LFF 2014: Programme Launch | reviews, news & interviews
LFF 2014: Programme Launch
LFF 2014: Programme Launch
Oscar hopeful war films to bookend 'bubbling cauldron' that is LFF
A pair of Oscar hopefuls that take wildly divergent perspectives on World War II were confirmed today as the opening and closing night films of the 58th annual BFI London Film Festival, running 8-19 October at a range of venues across the capital.
Proceedings will kick off with the European premiere of The Imitation Game, starring recent Emmy winner Benedict Cumberbatch as the gay code-breaker Alan Turing, and will close 11 days later with a second European premiere – this one of Fury, with the film’s executive producer Brad Pitt doubling as star in his role as a battle-hardened army sergeant who commands a Sherman tank. Turing, incidentally, has been portrayed on stage and screen before by Derek Jacobi, but Cumberbatch's gathering popularity should bring the late genius's extraordinary yet often very sad story to a new and broader public.

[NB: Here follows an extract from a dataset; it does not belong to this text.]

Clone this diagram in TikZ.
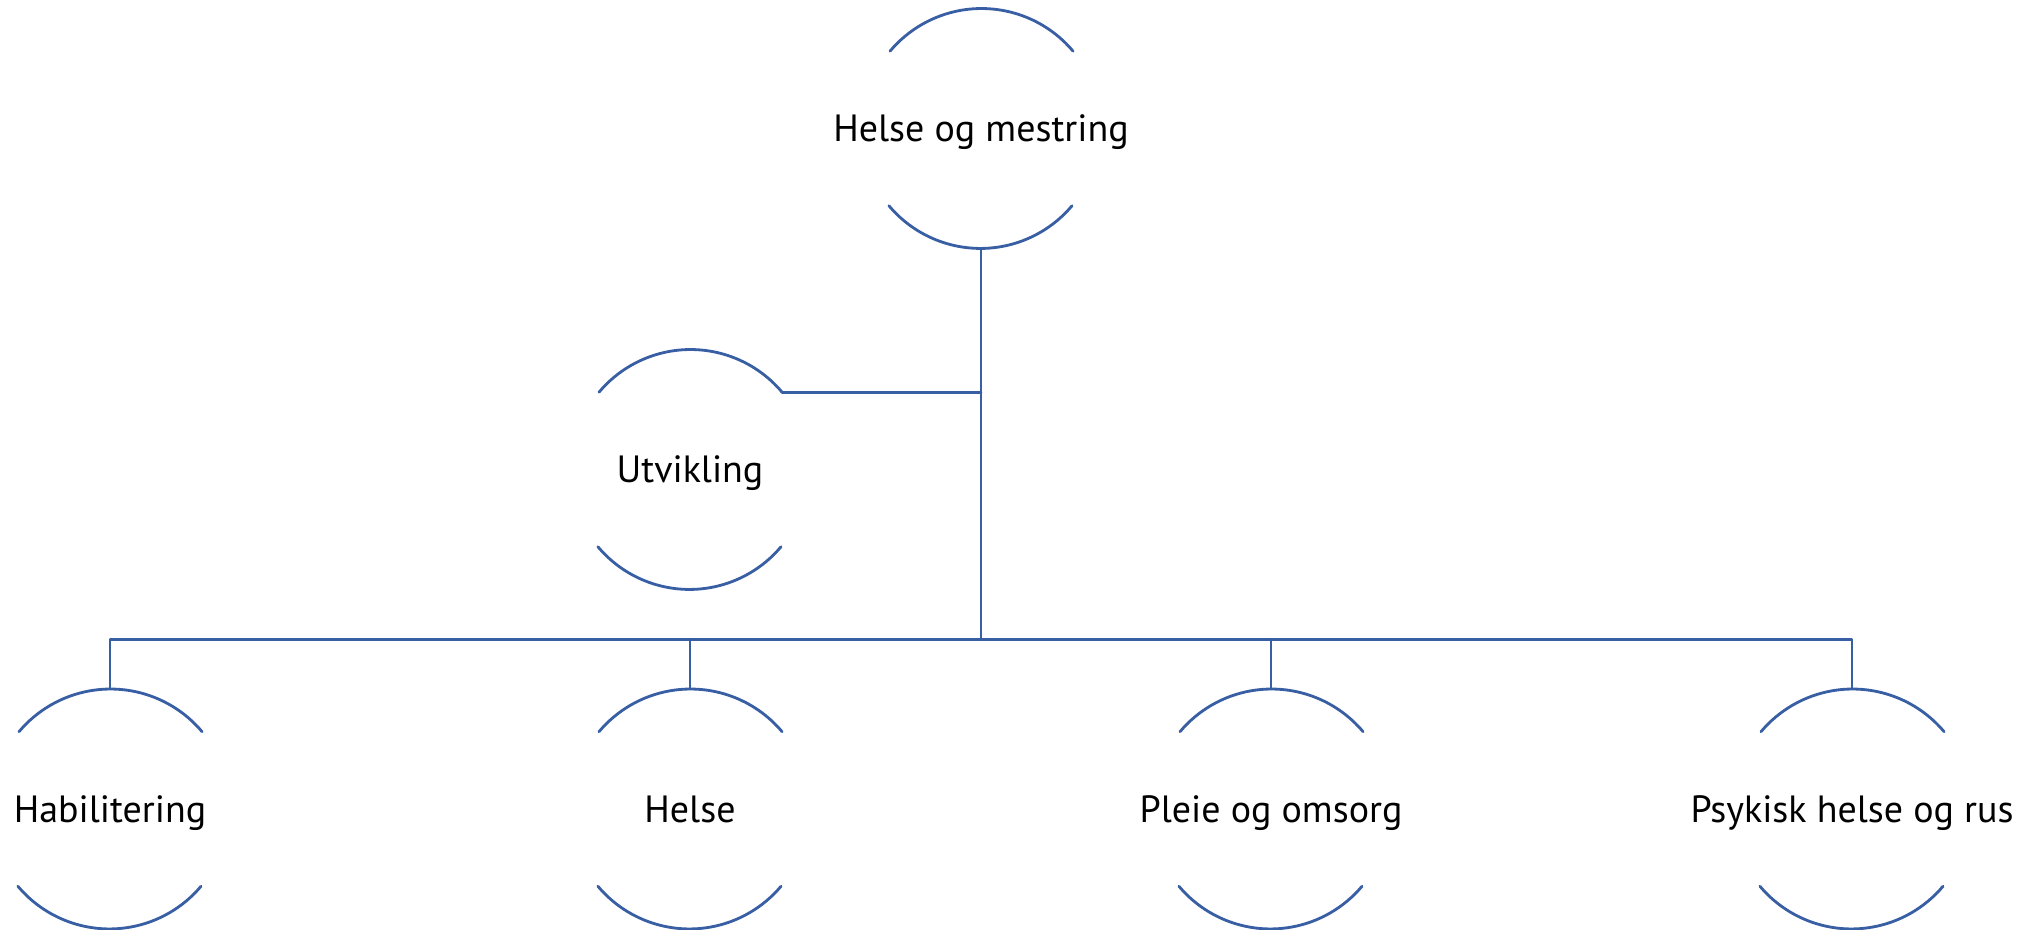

Two hundred and forty five films will be screened in all in a celluloid glut that BFI chief executive Amanda Nevill called “a joyous, bubbling cauldron of activity”.That glut is particular catnip to Oscar watchers who will be able to catch an early glimpse of such prospective nominees as Reese Witherspoon in Wild, director Jean-Marc Vallee’s first film since Dallas Buyers Club; Adam Sandler and rising young star Ansel Elgort in Men, Women, and Children from Jason Reitman of Juno and Up in the Air renown; and Capote helmer Bennett Miller’s latest entry, Foxcatcher, which has been generating major Oscar buzz for leading man Steve Carell (pictured above right with Channing Tatum) and Mark Ruffalo in support.
British clamour is sure to intensify for Mike Leigh's dazzling Mr. Turner, the prolific writer-director’s infinitely intriguing companion piece of sorts to Topsy-Turvy, with Timothy Spall and Marion Bailey offering two of the finest performances of this or any year as the artist JMW Turner and the sea-side landlady who shared first a home and then a bed with the visionary artist. Alan Rickman is director, star, and co-author of A Little Chaos, with Kate Winslet playing a landscape gardener, and the Official Competition line-up includes writer-director Carol Morley’s The Falling, set at an English girls' school in 1969.
As always at the LFF’s annual press launch, the trailers were the highlights of the occasion, whetting the appetite for a range of films that have been subdivided into categories like Dare, Love, Debate, and Laugh. (Tellingly, there doesn’t seem to be one for Sleep, so this year’s boredom quotient is presumably low.)
There really in this instance is bound to be something for everyone. I for one will be looking forward to theatreland’s Debbie Tucker Green shifting her talents to the screen with Second Coming, starring Nadine Marshall, a veteran of Green’s work at the Royal Court and elsewhere, and Benoit Jacquot’s 3 Hearts (3 Coeurs), which promises Charlotte Gainsbourg and Catherine Deneuve in a single movie. Oh, and there’s a first feature entry, Catch Me Daddy, from the team of Daniel and Matthew Wolfe: the latter, for the record, is no relation.